## SOURCE RECORDS
——
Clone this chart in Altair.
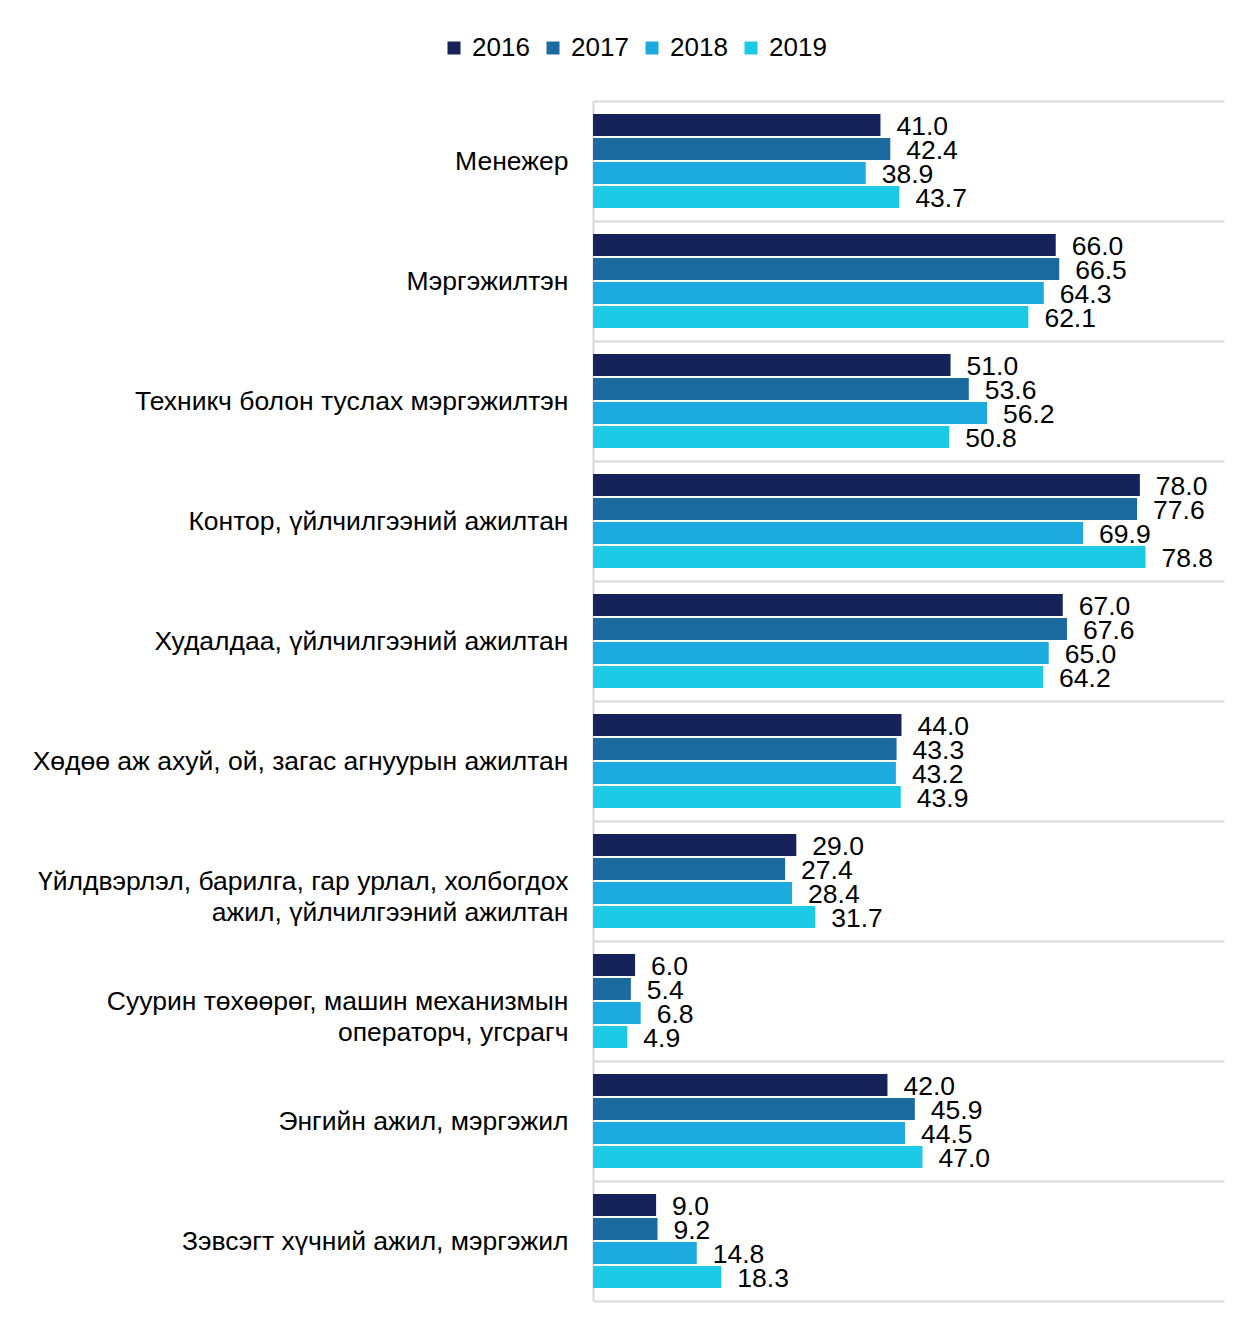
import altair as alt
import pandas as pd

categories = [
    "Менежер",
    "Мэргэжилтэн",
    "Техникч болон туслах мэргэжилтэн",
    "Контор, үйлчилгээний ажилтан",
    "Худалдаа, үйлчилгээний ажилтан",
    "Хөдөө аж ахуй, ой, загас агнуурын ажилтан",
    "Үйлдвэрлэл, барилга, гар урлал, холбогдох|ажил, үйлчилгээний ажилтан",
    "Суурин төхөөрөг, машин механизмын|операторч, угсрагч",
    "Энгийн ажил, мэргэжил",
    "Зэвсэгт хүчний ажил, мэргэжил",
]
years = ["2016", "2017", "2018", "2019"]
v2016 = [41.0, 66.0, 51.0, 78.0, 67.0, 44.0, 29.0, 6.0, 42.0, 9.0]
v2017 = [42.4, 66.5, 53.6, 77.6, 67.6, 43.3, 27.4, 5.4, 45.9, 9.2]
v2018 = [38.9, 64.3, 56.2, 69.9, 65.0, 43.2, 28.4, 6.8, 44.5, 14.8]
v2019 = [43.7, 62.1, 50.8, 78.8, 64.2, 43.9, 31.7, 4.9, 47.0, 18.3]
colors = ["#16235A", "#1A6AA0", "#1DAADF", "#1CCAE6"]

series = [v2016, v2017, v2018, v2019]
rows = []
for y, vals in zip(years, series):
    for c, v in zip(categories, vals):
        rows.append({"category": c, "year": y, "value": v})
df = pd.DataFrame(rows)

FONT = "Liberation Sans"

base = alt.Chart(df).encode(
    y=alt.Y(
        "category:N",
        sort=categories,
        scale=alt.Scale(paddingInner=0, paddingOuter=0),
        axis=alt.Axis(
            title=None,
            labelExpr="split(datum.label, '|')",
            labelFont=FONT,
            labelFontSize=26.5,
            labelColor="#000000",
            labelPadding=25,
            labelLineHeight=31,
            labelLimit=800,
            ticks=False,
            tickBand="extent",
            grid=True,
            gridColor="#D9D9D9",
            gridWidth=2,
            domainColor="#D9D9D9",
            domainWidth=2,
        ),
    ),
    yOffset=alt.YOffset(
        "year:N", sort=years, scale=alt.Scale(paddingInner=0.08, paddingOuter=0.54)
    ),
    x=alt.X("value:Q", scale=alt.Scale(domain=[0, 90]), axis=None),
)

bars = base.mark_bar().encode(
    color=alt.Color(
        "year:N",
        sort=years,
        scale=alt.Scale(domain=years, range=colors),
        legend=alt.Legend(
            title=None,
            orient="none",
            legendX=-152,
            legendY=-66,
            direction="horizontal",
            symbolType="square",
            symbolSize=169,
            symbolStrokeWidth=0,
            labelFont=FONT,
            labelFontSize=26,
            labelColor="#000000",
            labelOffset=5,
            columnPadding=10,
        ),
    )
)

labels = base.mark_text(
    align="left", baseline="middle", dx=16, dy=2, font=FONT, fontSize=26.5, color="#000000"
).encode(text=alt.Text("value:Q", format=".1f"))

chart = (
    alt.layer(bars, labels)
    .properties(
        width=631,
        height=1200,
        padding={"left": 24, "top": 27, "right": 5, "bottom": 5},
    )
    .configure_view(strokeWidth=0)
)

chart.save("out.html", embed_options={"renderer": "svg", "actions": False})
——
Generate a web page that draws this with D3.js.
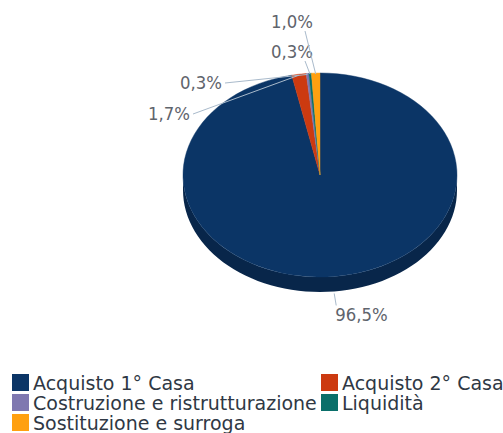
——
## WORK INSTRUCTIONS
Take the lines above starting at the one containing "Clone this chart in Altair." and ending at the one containing "import pandas as pd", and print them again exactly, without pictures.

## COMPLETE RESPONSE
Clone this chart in Altair.
import altair as alt
import pandas as pd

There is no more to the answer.